- [WHAT THIS TASK INVOLVES]
Reproduce the listing below exactly, minus its pictures.

- [AVAILABLE DATA]
• • • • •

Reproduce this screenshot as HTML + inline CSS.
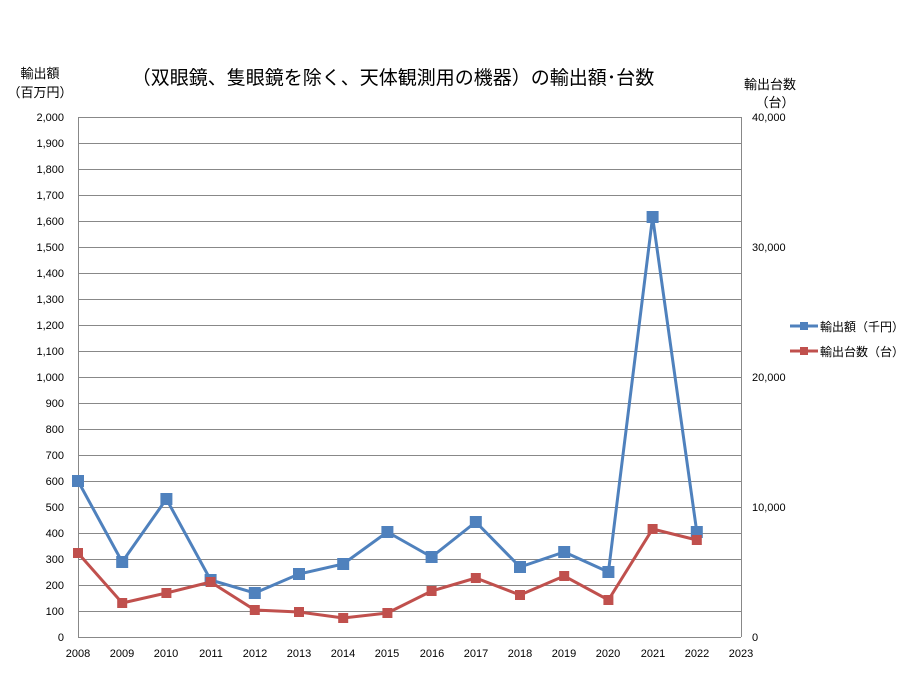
<html><head><style>body{margin:0;background:#fff}svg{font-family:"Liberation Sans","Noto Sans CJK JP",sans-serif}</style></head><body>
<svg width="914" height="679" xmlns="http://www.w3.org/2000/svg">
<rect width="914" height="679" fill="#fff"/>
<g stroke="#888" stroke-width="1">
<line x1="78" y1="117.5" x2="741" y2="117.5"/><line x1="78" y1="143.5" x2="741" y2="143.5"/><line x1="78" y1="169.5" x2="741" y2="169.5"/><line x1="78" y1="195.5" x2="741" y2="195.5"/><line x1="78" y1="221.5" x2="741" y2="221.5"/><line x1="78" y1="247.5" x2="741" y2="247.5"/><line x1="78" y1="273.5" x2="741" y2="273.5"/><line x1="78" y1="299.5" x2="741" y2="299.5"/><line x1="78" y1="325.5" x2="741" y2="325.5"/><line x1="78" y1="351.5" x2="741" y2="351.5"/><line x1="78" y1="377.5" x2="741" y2="377.5"/><line x1="78" y1="403.5" x2="741" y2="403.5"/><line x1="78" y1="429.5" x2="741" y2="429.5"/><line x1="78" y1="455.5" x2="741" y2="455.5"/><line x1="78" y1="481.5" x2="741" y2="481.5"/><line x1="78" y1="507.5" x2="741" y2="507.5"/><line x1="78" y1="533.5" x2="741" y2="533.5"/><line x1="78" y1="559.5" x2="741" y2="559.5"/><line x1="78" y1="585.5" x2="741" y2="585.5"/><line x1="78" y1="611.5" x2="741" y2="611.5"/><line x1="78" y1="637.5" x2="741" y2="637.5"/>
<line x1="78.5" y1="117" x2="78.5" y2="637"/><line x1="741.5" y1="117" x2="741.5" y2="637"/>
</g>
<g font-size="11" fill="#000" text-anchor="end">
<text x="64" y="121">2,000</text><text x="64" y="147">1,900</text><text x="64" y="173">1,800</text><text x="64" y="199">1,700</text><text x="64" y="225">1,600</text><text x="64" y="251">1,500</text><text x="64" y="277">1,400</text><text x="64" y="303">1,300</text><text x="64" y="329">1,200</text><text x="64" y="355">1,100</text><text x="64" y="381">1,000</text><text x="64" y="407">900</text><text x="64" y="433">800</text><text x="64" y="459">700</text><text x="64" y="485">600</text><text x="64" y="511">500</text><text x="64" y="537">400</text><text x="64" y="563">300</text><text x="64" y="589">200</text><text x="64" y="615">100</text><text x="64" y="641">0</text>
</g>
<g font-size="11" text-anchor="start">
<text x="752" y="121">40,000</text><text x="752" y="251">30,000</text><text x="752" y="381">20,000</text><text x="752" y="511">10,000</text><text x="752" y="641">0</text>
</g>
<g font-size="11" text-anchor="middle">
<text x="78" y="657">2008</text><text x="122" y="657">2009</text><text x="166" y="657">2010</text><text x="211" y="657">2011</text><text x="255" y="657">2012</text><text x="299" y="657">2013</text><text x="343" y="657">2014</text><text x="387" y="657">2015</text><text x="432" y="657">2016</text><text x="476" y="657">2017</text><text x="520" y="657">2018</text><text x="564" y="657">2019</text><text x="608" y="657">2020</text><text x="653" y="657">2021</text><text x="697" y="657">2022</text><text x="741" y="657">2023</text>
</g>
<text x="40" y="78" font-size="13" text-anchor="middle">輸出額</text>
<text x="40" y="97" font-size="13" text-anchor="middle">（百万円）</text>
<text x="770" y="89" font-size="13" text-anchor="middle">輸出台数</text>
<text x="775" y="107" font-size="13" text-anchor="middle">（台）</text>
<text x="393" y="84" font-size="19" text-anchor="middle">（双眼鏡、隻眼鏡を除く、天体観測用の機器）の輸出額･台数</text>
<polyline fill="none" stroke="#4f81bd" stroke-width="3" points="78,481 122.2,562 166.4,499 210.6,580 254.8,593 299,574 343.2,564 387.4,532 431.6,557 475.8,522 520,567 564.2,552 608.4,572 652.6,217 696.8,532"/>
<g fill="#4f81bd"><rect x="72" y="475" width="12" height="12"/><rect x="116.2" y="556" width="12" height="12"/><rect x="160.4" y="493" width="12" height="12"/><rect x="204.6" y="574" width="12" height="12"/><rect x="248.8" y="587" width="12" height="12"/><rect x="293" y="568" width="12" height="12"/><rect x="337.2" y="558" width="12" height="12"/><rect x="381.4" y="526" width="12" height="12"/><rect x="425.6" y="551" width="12" height="12"/><rect x="469.8" y="516" width="12" height="12"/><rect x="514" y="561" width="12" height="12"/><rect x="558.2" y="546" width="12" height="12"/><rect x="602.4" y="566" width="12" height="12"/><rect x="646.6" y="211" width="12" height="12"/><rect x="690.8" y="526" width="12" height="12"/></g>
<polyline fill="none" stroke="#c0504d" stroke-width="3" points="78,553 122.2,603 166.4,593 210.6,582 254.8,610 299,612 343.2,618 387.4,613 431.6,591 475.8,578 520,595 564.2,576 608.4,600 652.6,529 696.8,540"/>
<g fill="#c0504d"><rect x="73" y="548" width="10" height="10"/><rect x="117.2" y="598" width="10" height="10"/><rect x="161.4" y="588" width="10" height="10"/><rect x="205.6" y="577" width="10" height="10"/><rect x="249.8" y="605" width="10" height="10"/><rect x="294" y="607" width="10" height="10"/><rect x="338.2" y="613" width="10" height="10"/><rect x="382.4" y="608" width="10" height="10"/><rect x="426.6" y="586" width="10" height="10"/><rect x="470.8" y="573" width="10" height="10"/><rect x="515" y="590" width="10" height="10"/><rect x="559.2" y="571" width="10" height="10"/><rect x="603.4" y="595" width="10" height="10"/><rect x="647.6" y="524" width="10" height="10"/><rect x="691.8" y="535" width="10" height="10"/></g>
<line x1="790" y1="326" x2="818" y2="326" stroke="#4f81bd" stroke-width="3"/><rect x="800" y="322" width="8" height="8" fill="#4f81bd"/>
<text x="820" y="331" font-size="12">輸出額（千円）</text>
<line x1="790" y1="351" x2="818" y2="351" stroke="#c0504d" stroke-width="3"/><rect x="800" y="347" width="8" height="8" fill="#c0504d"/>
<text x="820" y="356" font-size="12">輸出台数（台）</text>
</svg>
</body></html>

• • • • •

- [RESPONSE TO THIS EXERCISE]
Reproduce this screenshot as HTML + inline CSS.
<html><head><style>body{margin:0;background:#fff}svg{font-family:"Liberation Sans","Noto Sans CJK JP",sans-serif}</style></head><body>
<svg width="914" height="679" xmlns="http://www.w3.org/2000/svg">
<rect width="914" height="679" fill="#fff"/>
<g stroke="#888" stroke-width="1">
<line x1="78" y1="117.5" x2="741" y2="117.5"/><line x1="78" y1="143.5" x2="741" y2="143.5"/><line x1="78" y1="169.5" x2="741" y2="169.5"/><line x1="78" y1="195.5" x2="741" y2="195.5"/><line x1="78" y1="221.5" x2="741" y2="221.5"/><line x1="78" y1="247.5" x2="741" y2="247.5"/><line x1="78" y1="273.5" x2="741" y2="273.5"/><line x1="78" y1="299.5" x2="741" y2="299.5"/><line x1="78" y1="325.5" x2="741" y2="325.5"/><line x1="78" y1="351.5" x2="741" y2="351.5"/><line x1="78" y1="377.5" x2="741" y2="377.5"/><line x1="78" y1="403.5" x2="741" y2="403.5"/><line x1="78" y1="429.5" x2="741" y2="429.5"/><line x1="78" y1="455.5" x2="741" y2="455.5"/><line x1="78" y1="481.5" x2="741" y2="481.5"/><line x1="78" y1="507.5" x2="741" y2="507.5"/><line x1="78" y1="533.5" x2="741" y2="533.5"/><line x1="78" y1="559.5" x2="741" y2="559.5"/><line x1="78" y1="585.5" x2="741" y2="585.5"/><line x1="78" y1="611.5" x2="741" y2="611.5"/><line x1="78" y1="637.5" x2="741" y2="637.5"/>
<line x1="78.5" y1="117" x2="78.5" y2="637"/><line x1="741.5" y1="117" x2="741.5" y2="637"/>
</g>
<g font-size="11" fill="#000" text-anchor="end">
<text x="64" y="121">2,000</text><text x="64" y="147">1,900</text><text x="64" y="173">1,800</text><text x="64" y="199">1,700</text><text x="64" y="225">1,600</text><text x="64" y="251">1,500</text><text x="64" y="277">1,400</text><text x="64" y="303">1,300</text><text x="64" y="329">1,200</text><text x="64" y="355">1,100</text><text x="64" y="381">1,000</text><text x="64" y="407">900</text><text x="64" y="433">800</text><text x="64" y="459">700</text><text x="64" y="485">600</text><text x="64" y="511">500</text><text x="64" y="537">400</text><text x="64" y="563">300</text><text x="64" y="589">200</text><text x="64" y="615">100</text><text x="64" y="641">0</text>
</g>
<g font-size="11" text-anchor="start">
<text x="752" y="121">40,000</text><text x="752" y="251">30,000</text><text x="752" y="381">20,000</text><text x="752" y="511">10,000</text><text x="752" y="641">0</text>
</g>
<g font-size="11" text-anchor="middle">
<text x="78" y="657">2008</text><text x="122" y="657">2009</text><text x="166" y="657">2010</text><text x="211" y="657">2011</text><text x="255" y="657">2012</text><text x="299" y="657">2013</text><text x="343" y="657">2014</text><text x="387" y="657">2015</text><text x="432" y="657">2016</text><text x="476" y="657">2017</text><text x="520" y="657">2018</text><text x="564" y="657">2019</text><text x="608" y="657">2020</text><text x="653" y="657">2021</text><text x="697" y="657">2022</text><text x="741" y="657">2023</text>
</g>
<text x="40" y="78" font-size="13" text-anchor="middle">輸出額</text>
<text x="40" y="97" font-size="13" text-anchor="middle">（百万円）</text>
<text x="770" y="89" font-size="13" text-anchor="middle">輸出台数</text>
<text x="775" y="107" font-size="13" text-anchor="middle">（台）</text>
<text x="393" y="84" font-size="19" text-anchor="middle">（双眼鏡、隻眼鏡を除く、天体観測用の機器）の輸出額･台数</text>
<polyline fill="none" stroke="#4f81bd" stroke-width="3" points="78,481 122.2,562 166.4,499 210.6,580 254.8,593 299,574 343.2,564 387.4,532 431.6,557 475.8,522 520,567 564.2,552 608.4,572 652.6,217 696.8,532"/>
<g fill="#4f81bd"><rect x="72" y="475" width="12" height="12"/><rect x="116.2" y="556" width="12" height="12"/><rect x="160.4" y="493" width="12" height="12"/><rect x="204.6" y="574" width="12" height="12"/><rect x="248.8" y="587" width="12" height="12"/><rect x="293" y="568" width="12" height="12"/><rect x="337.2" y="558" width="12" height="12"/><rect x="381.4" y="526" width="12" height="12"/><rect x="425.6" y="551" width="12" height="12"/><rect x="469.8" y="516" width="12" height="12"/><rect x="514" y="561" width="12" height="12"/><rect x="558.2" y="546" width="12" height="12"/><rect x="602.4" y="566" width="12" height="12"/><rect x="646.6" y="211" width="12" height="12"/><rect x="690.8" y="526" width="12" height="12"/></g>
<polyline fill="none" stroke="#c0504d" stroke-width="3" points="78,553 122.2,603 166.4,593 210.6,582 254.8,610 299,612 343.2,618 387.4,613 431.6,591 475.8,578 520,595 564.2,576 608.4,600 652.6,529 696.8,540"/>
<g fill="#c0504d"><rect x="73" y="548" width="10" height="10"/><rect x="117.2" y="598" width="10" height="10"/><rect x="161.4" y="588" width="10" height="10"/><rect x="205.6" y="577" width="10" height="10"/><rect x="249.8" y="605" width="10" height="10"/><rect x="294" y="607" width="10" height="10"/><rect x="338.2" y="613" width="10" height="10"/><rect x="382.4" y="608" width="10" height="10"/><rect x="426.6" y="586" width="10" height="10"/><rect x="470.8" y="573" width="10" height="10"/><rect x="515" y="590" width="10" height="10"/><rect x="559.2" y="571" width="10" height="10"/><rect x="603.4" y="595" width="10" height="10"/><rect x="647.6" y="524" width="10" height="10"/><rect x="691.8" y="535" width="10" height="10"/></g>
<line x1="790" y1="326" x2="818" y2="326" stroke="#4f81bd" stroke-width="3"/><rect x="800" y="322" width="8" height="8" fill="#4f81bd"/>
<text x="820" y="331" font-size="12">輸出額（千円）</text>
<line x1="790" y1="351" x2="818" y2="351" stroke="#c0504d" stroke-width="3"/><rect x="800" y="347" width="8" height="8" fill="#c0504d"/>
<text x="820" y="356" font-size="12">輸出台数（台）</text>
</svg>
</body></html>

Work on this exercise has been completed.